Durham For All won three of their four races on the Durham City Council. Across rural Alamance, Cabarrus, and Granville Counties, Down Home NC endorsed and got out the vote for eleven candidates for mayor, city council, board of aldermen, and town commissioner — and so far we can confirm at least seven won, including a Down Home NC member who is Oxford’s new mayor! To see Down Home’s GOTV work in action, check out this 1-minute video.
Cheers for the home team – Congratulations to MVP’s very own staffer Rachel Gordon, who is passionate about the importance of local elections everywhere and was elected last night to the Greenfield, MA City Council - making her our third staffer to serve in elected office.

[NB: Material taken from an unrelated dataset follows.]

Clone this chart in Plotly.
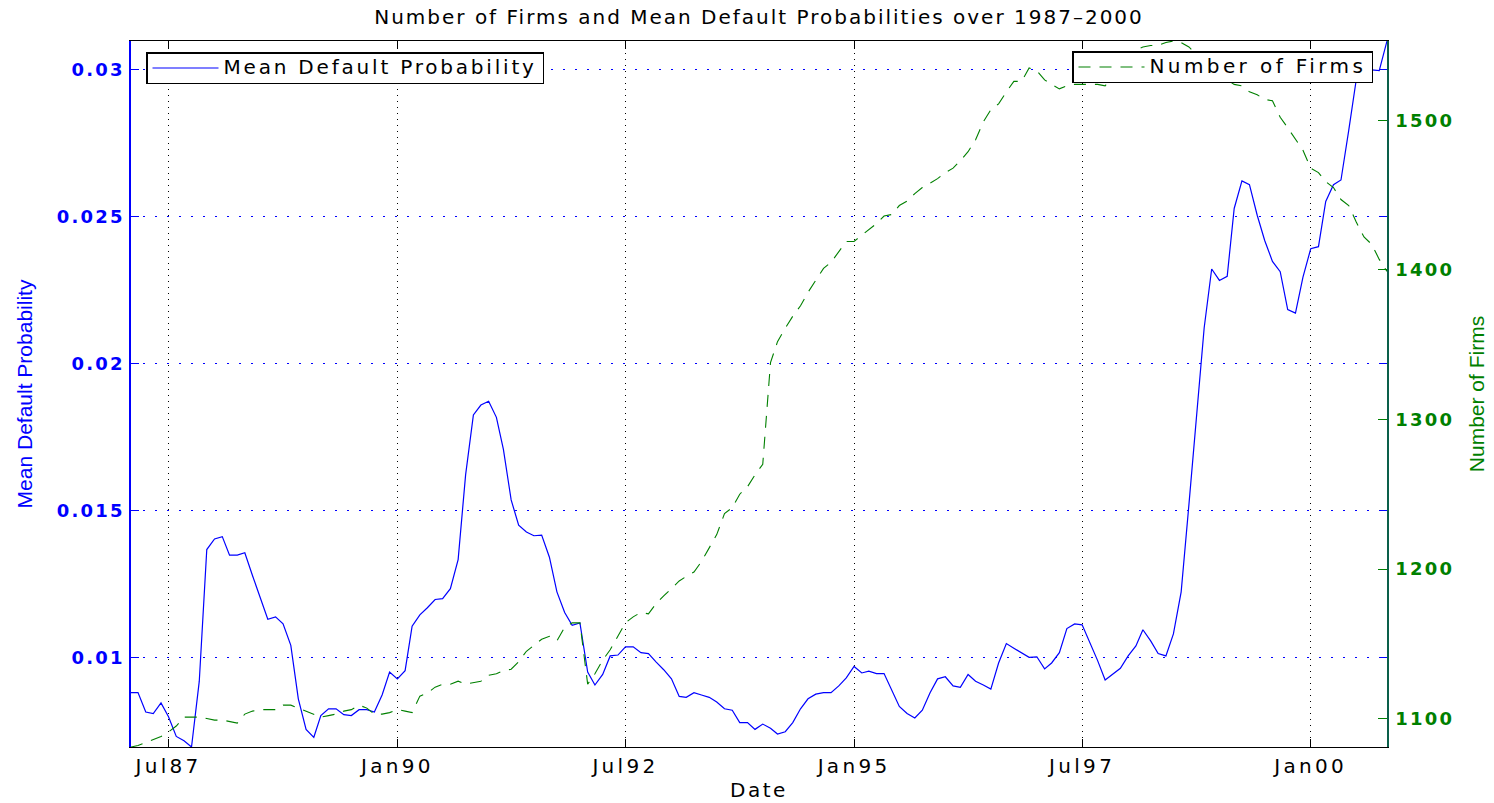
import pandas as pd
import plotly.graph_objects as go

# Monthly observations, Feb 1987 - Nov 2000
dates = pd.date_range("1987-02-01", periods=166, freq="MS")

mean_pd = [
    0.0088, 0.0088, 0.00814, 0.00809, 0.00845, 0.00798, 0.00731, 0.00716, 0.00695, 0.00919,
    0.01367, 0.01403, 0.01411, 0.01348, 0.01348, 0.01356, 0.01278, 0.01203, 0.01130, 0.01138,
    0.01114, 0.01041, 0.00859, 0.00755, 0.00728, 0.00802, 0.00825, 0.00825, 0.00805, 0.00802,
    0.00822, 0.00822, 0.00814, 0.00872, 0.0095, 0.00927, 0.00955, 0.01106, 0.01145, 0.01169,
    0.01197, 0.0120, 0.01234, 0.01333, 0.01622, 0.01825, 0.01859, 0.01872, 0.01817, 0.01708,
    0.01536, 0.0145, 0.01427, 0.01414, 0.01416, 0.01341, 0.01223, 0.01153, 0.01109, 0.01117,
    0.0095, 0.00906, 0.00942, 0.01005, 0.01008, 0.01036, 0.01036, 0.01016, 0.01013, 0.00984,
    0.00958, 0.00927, 0.00867, 0.00864, 0.0088, 0.00872, 0.00864, 0.00848, 0.00825, 0.0082,
    0.00778, 0.00778, 0.00755, 0.00773, 0.00759, 0.00739, 0.00747, 0.00778, 0.00825, 0.00859,
    0.00875, 0.0088, 0.0088, 0.00903, 0.0093, 0.00969, 0.00947, 0.00953, 0.00945, 0.00945,
    0.00887, 0.00833, 0.00809, 0.00794, 0.0082, 0.0088, 0.00927, 0.00934, 0.00903, 0.00898,
    0.00942, 0.00919, 0.00906, 0.00892, 0.00981, 0.01047, 0.01031, 0.01016, 0.0100, 0.01002,
    0.00961, 0.00981, 0.01016, 0.01098, 0.01114, 0.01111, 0.01052, 0.00989, 0.00923, 0.00942,
    0.00963, 0.01005, 0.01039, 0.01094, 0.01056, 0.01013, 0.01005, 0.0108, 0.01223, 0.0152,
    0.01817, 0.02122, 0.02322, 0.02283, 0.02297, 0.02528, 0.02622, 0.02609, 0.02505, 0.02419,
    0.02348, 0.02313, 0.02184, 0.02172, 0.02294, 0.02391, 0.02398, 0.02552, 0.02609, 0.02625,
    0.02794, 0.02966, 0.02994, 0.0300, 0.02997, 0.03098,
]

n_firms = [
    1081, 1082, 1084, 1086, 1088, 1091, 1095, 1101, 1101, 1101,
    1100, 1099, 1099, 1098, 1097, 1103, 1105, 1106, 1106, 1106,
    1109, 1109, 1107, 1105, 1103, 1101, 1102, 1103, 1105, 1106,
    1109, 1107, 1103, 1103, 1104, 1106, 1105, 1104, 1115, 1117,
    1121, 1123, 1123, 1125, 1123, 1124, 1125, 1129, 1130, 1132,
    1133, 1138, 1145, 1149, 1153, 1155, 1152, 1161, 1164, 1164,
    1123, 1130, 1139, 1146, 1155, 1164, 1168, 1171, 1170, 1177,
    1182, 1187, 1192, 1195, 1198, 1205, 1214, 1223, 1237, 1241,
    1250, 1255, 1263, 1270, 1338, 1352, 1361, 1369, 1376, 1385,
    1393, 1401, 1405, 1412, 1419, 1419, 1423, 1427, 1431, 1436,
    1437, 1443, 1446, 1451, 1455, 1458, 1461, 1465, 1468, 1473,
    1479, 1487, 1499, 1507, 1511, 1519, 1526, 1526, 1535, 1533,
    1527, 1524, 1521, 1523, 1524, 1524, 1524, 1524, 1523, 1530,
    1537, 1542, 1547, 1549, 1550, 1550, 1552, 1553, 1552, 1549,
    1544, 1539, 1535, 1530, 1527, 1524, 1523, 1519, 1517, 1514,
    1513, 1502, 1495, 1487, 1480, 1468, 1465, 1459, 1455, 1447,
    1443, 1432, 1422, 1417, 1407, 1399,
]

x_tick_dates = ["1987-07-01", "1990-01-01", "1992-07-01", "1995-01-01", "1997-07-01", "2000-01-01"]
x_tick_labels = ["Jul87", "Jan90", "Jul92", "Jan95", "Jul97", "Jan00"]
pd_ticks = [0.01, 0.015, 0.02, 0.025, 0.03]
pd_tick_labels = ["0.01", "0.015", "0.02", "0.025", "0.03"]
firm_ticks = [1100, 1200, 1300, 1400, 1500]
firm_tick_labels = ["1100", "1200", "1300", "1400", "1500"]

BLUE = "#0000ff"
GREEN = "#008000"
FONT = "DejaVu Sans, Liberation Sans, Arial, sans-serif"
SIDE_FONT = "Liberation Sans, Arial, sans-serif"


def wide(text, spacing, size=None, shift=None):
    """Wrap text in a span with wider letter spacing (optionally size / baseline shift)."""
    style = f"letter-spacing:{spacing}px"
    if size is not None:
        style += f";font-size:{size}px"
    if shift is not None:
        style += f";baseline-shift:{shift}px"
    return f'<span style="{style}">{text}</span>'


fig = go.Figure()
fig.add_trace(go.Scatter(
    x=dates, y=mean_pd, mode="lines",
    name=wide("Mean Default Probability", 2.8, 20, -2),
    line=dict(color=BLUE, width=1.2), legend="legend",
))
fig.add_trace(go.Scatter(
    x=dates, y=n_firms, mode="lines",
    name=wide("Number of Firms", 3.4, 20, -2), yaxis="y2",
    line=dict(color=GREEN, width=1.1, dash="12px,9px"), legend="legend2",
))

legend_common = dict(
    xref="paper", yref="paper", yanchor="top",
    bgcolor="white", bordercolor="black", borderwidth=1.5,
    font=dict(family=FONT, size=10, color="black"),
    itemwidth=66, tracegroupgap=0,
)

fig.update_layout(
    width=1494, height=803,
    margin=dict(l=131, r=107, t=41, b=56),
    paper_bgcolor="white", plot_bgcolor="white",
    font=dict(family=FONT, size=20, color="black"),
    title=dict(
        text=wide("Number of Firms and Mean Default Probabilities over 1987\u20132000", 2.0),
        x=0.5, xref="paper", xanchor="center",
        y=1 - 17 / 803, yref="container", yanchor="middle",
        font=dict(family=FONT, size=20, color="black"),
    ),
    xaxis=dict(
        type="date",
        range=[dates[0], dates[-1]],
        tickvals=x_tick_dates,
        ticktext=[wide(t, 3.3) for t in x_tick_labels],
        ticks="inside", ticklen=8, tickcolor="black", tickwidth=1,
        ticklabelstandoff=1,
        showline=True, linecolor="black", linewidth=1.2, mirror="ticks",
        showgrid=True, gridcolor="black", gridwidth=1, griddash="1px,5px",
        zeroline=False,
        tickfont=dict(family=FONT, size=20, color="black"),
        title=dict(text=wide("Date", 2.5), standoff=5,
                   font=dict(family=FONT, size=20, color="black")),
        automargin=False,
    ),
    yaxis=dict(
        range=[min(mean_pd), max(mean_pd)],
        tickvals=pd_ticks, ticktext=[wide(t, 2.2) for t in pd_tick_labels],
        ticks="inside", ticklen=8, tickcolor=BLUE, tickwidth=1,
        ticklabelstandoff=1,
        showline=True, linecolor=BLUE, linewidth=1.5, mirror="ticks",
        showgrid=True, gridcolor=BLUE, gridwidth=1, griddash="2px,10px",
        zeroline=False,
        tickfont=dict(family=FONT, size=18, color=BLUE, weight="bold"),
        title=dict(text="Mean Default Probability", standoff=18,
                   font=dict(family=SIDE_FONT, size=21, color=BLUE)),
        automargin=False,
    ),
    yaxis2=dict(
        overlaying="y", side="right", anchor="x",
        range=[min(n_firms), max(n_firms)],
        tickvals=firm_ticks, ticktext=[wide(t, 2.2) for t in firm_tick_labels],
        ticks="inside", ticklen=9, tickcolor=GREEN, tickwidth=1,
        ticklabelstandoff=3,
        showline=True, linecolor="#0a5f4a", linewidth=1.5,
        showgrid=False, zeroline=False,
        tickfont=dict(family=FONT, size=18, color=GREEN, weight="bold"),
        title=dict(text="Number of Firms", standoff=16,
                   font=dict(family=SIDE_FONT, size=21, color=GREEN)),
        automargin=False,
    ),
    legend=dict(x=(146 - 131) / 1256, y=(747 - 52) / 706, xanchor="left", **legend_common),
    legend2=dict(x=(1373 - 131) / 1256, y=(747 - 51) / 706, xanchor="right", **legend_common),
    showlegend=True,
)

fig.write_html("out.html")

Black Voters Matter Fund, getting out the vote in Ohio, in front of their iconic “We Won’t Black Down” bus.
LESS THAN ONE YEAR TO GO
What does this mean for 2024?
We’re getting a lot of questions about the recent polling that shows Trump leading Biden – with alarming drops in support and enthusiasm among young voters and voters of color.
Here is our candid assessment, informed by conversations with political insiders and our partners on the ground as well as reading lots of analysis.
The polls are not to be dismissed. We must not engage in wishful thinking or rose-colored analysis, as some are doing. The underlying trends are real and dangerous, and have been largely corroborated by aggregated polling and focus groups - as well as what we’re hearing on the ground. We continue to believe that Democratic control—and democracy itself—is facing a five-alarm fire that we underestimate at our peril.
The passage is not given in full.